Our use of Russian honeybees, with their innate resistance to mites and docile temperament, means we are able to produce honey in a completely natural way. Coupled with a forward-thinking and very experienced beekeeping staff, we do not need to apply miticides (a type of insecticide) to our hives. The health and treatment of our honeybees is at the forefront of our sustainable beekeeping operations. Healthy and happy bees allow us to make the best honey we can and at the end of the day, it's really that cut-and-dry.
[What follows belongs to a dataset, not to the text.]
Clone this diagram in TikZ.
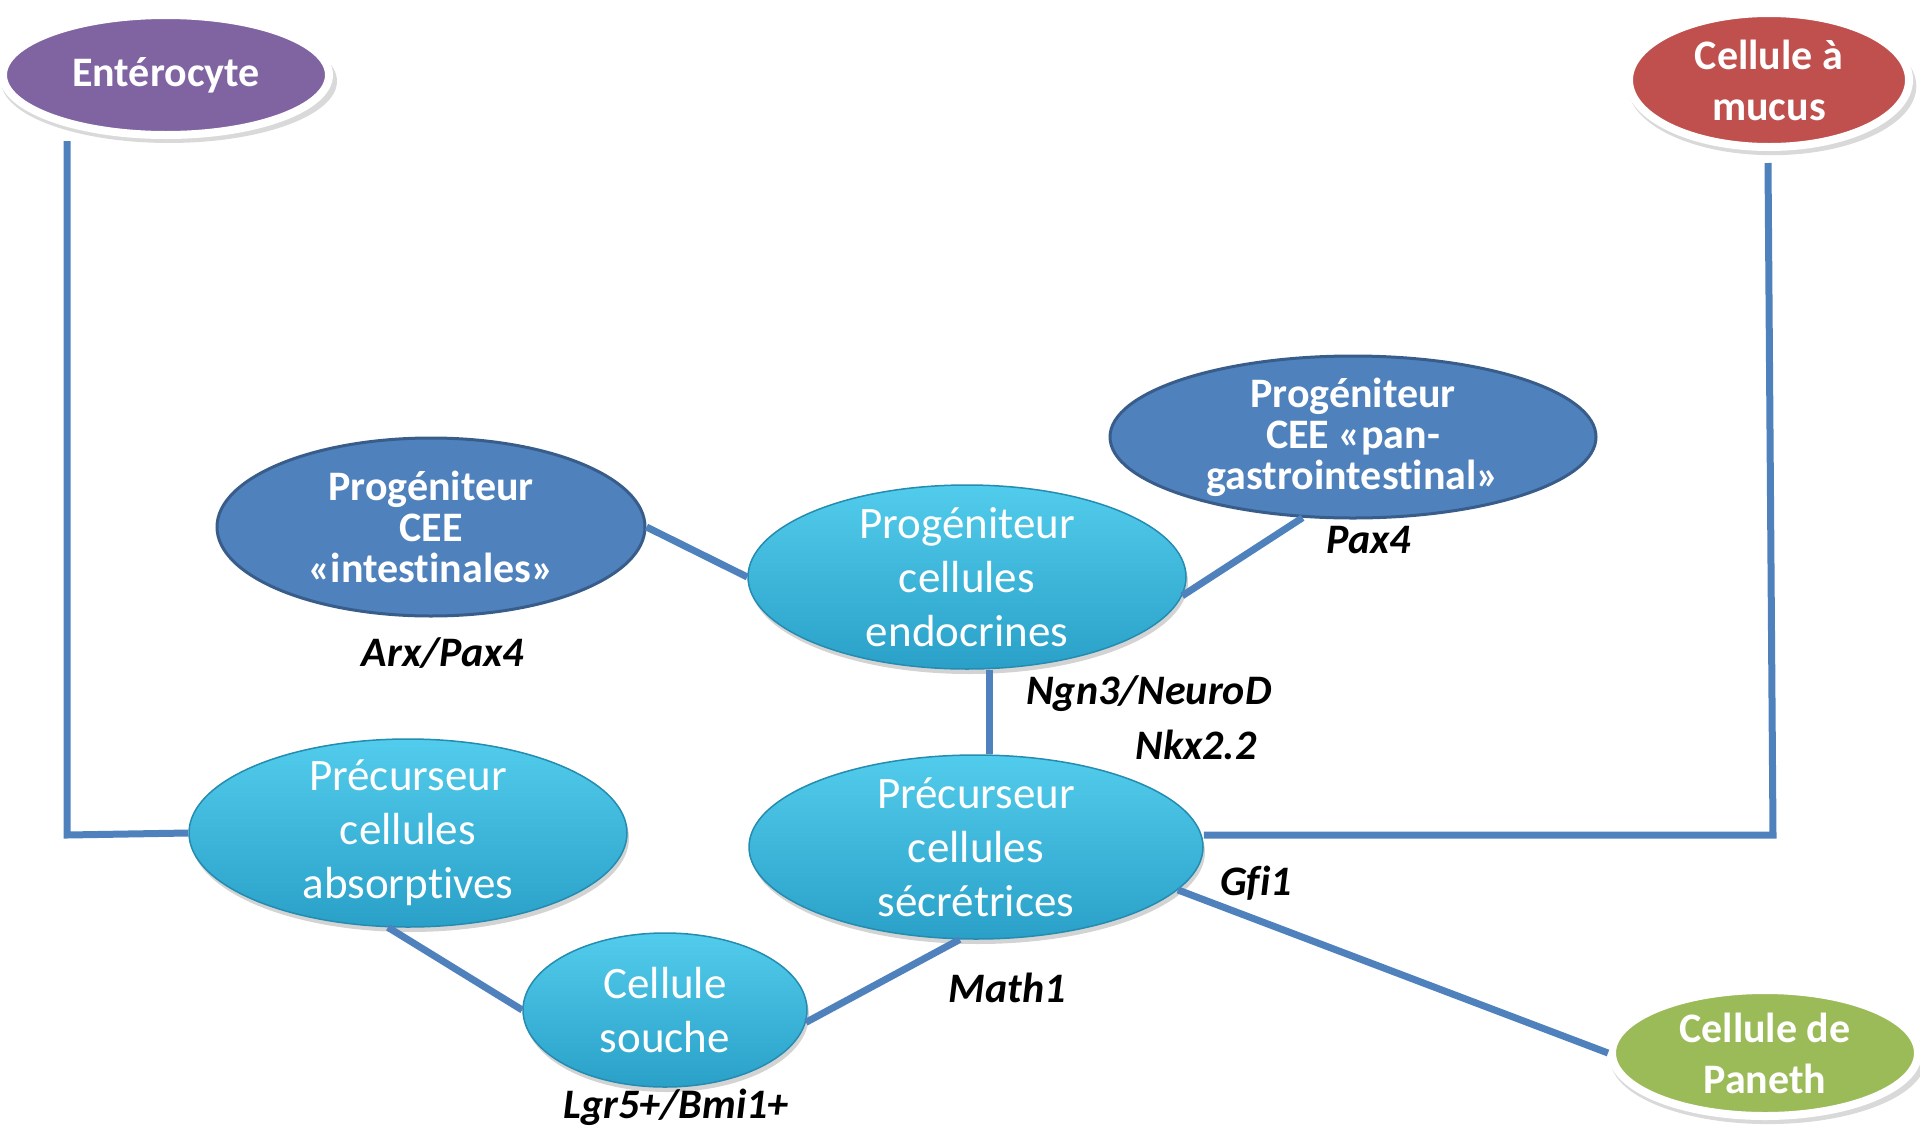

Introduction of the Honeybee
Honeybees are perhaps one of the most beneficial of insects to humans (and the occasional brazen bear that pilfers our hives) that live in the U.S. While there are over 4,000 species of native bees in North America, honeybees are not native to this country. In the early 1600's, European settlers brought honeybees to the eastern seaboard during their transatlantic voyage.
Despite the presence of honeybees since the 1600's, most commercially managed U.S. honeybees are from a subspecies of bees called Apis mellifera ligustica, or the Italian Honeybee, that were brought to the U.S. in 1859. Upon introduction, the Italian honeybees were quickly favored amongst beekeepers for their docile nature, strong honey production and fairly good resistance to disease.
Introduction of the Mites
Italian Honeybees have become susceptible to 2 kinds of mites which were accidentally introduced into the US in the 1980s. One of these mites, aptly named "Varroa destructor", has had such a devastating effect on the US bee population that the USDA began searching for a honeybee that could resist mite infestation. While this mite is a natural parasite of the Asian honeybee (Apis cerana) and causes it relatively minor harm, its impact on the Italian honeybee has unfortunately been far greater.
The USDA's search led them to discover that a breed of honeybees from the Primorsky Territory of Russia’s Pacific coast have developed a resistance to both kinds of mites infesting US hives. One of the primary reasons for this resistance appears to be the elevated hygienic behaviors displayed by the Russian honeybees.
Introduction of Russian Bees
USDA researchers brought one hundred Russian honeybee queens to the Honey Bee Breeding, Genetics, and Physiology Research Laboratory of the Agricultural Research Service (ARS) in Baton Rouge, Louisiana. After a three year quarantine period on Grande Terre Island, Louisiana, the queens were moved to apiaries at the ARS laboratory in Baton Rouge. The whole project had very positive results and in 1997 the USDA began promoting the use of Russian bee genetics into US apiaries.
Why We Only Use Russians
Most beekeepers with Italian honeybees currently manage mite infestation by the direct application of miticides into the hives. Although this can be effective for the short term management of the mites there is a high risk that the honey and the wax in the hive will be contaminated with the miticides and that the mites will become resistant to the pesticide over time.
Thus, our goal of producing the highest quality honey is made possible by an experienced beekeeping staff, the close monitoring of our hives and the very special Russian honeybee.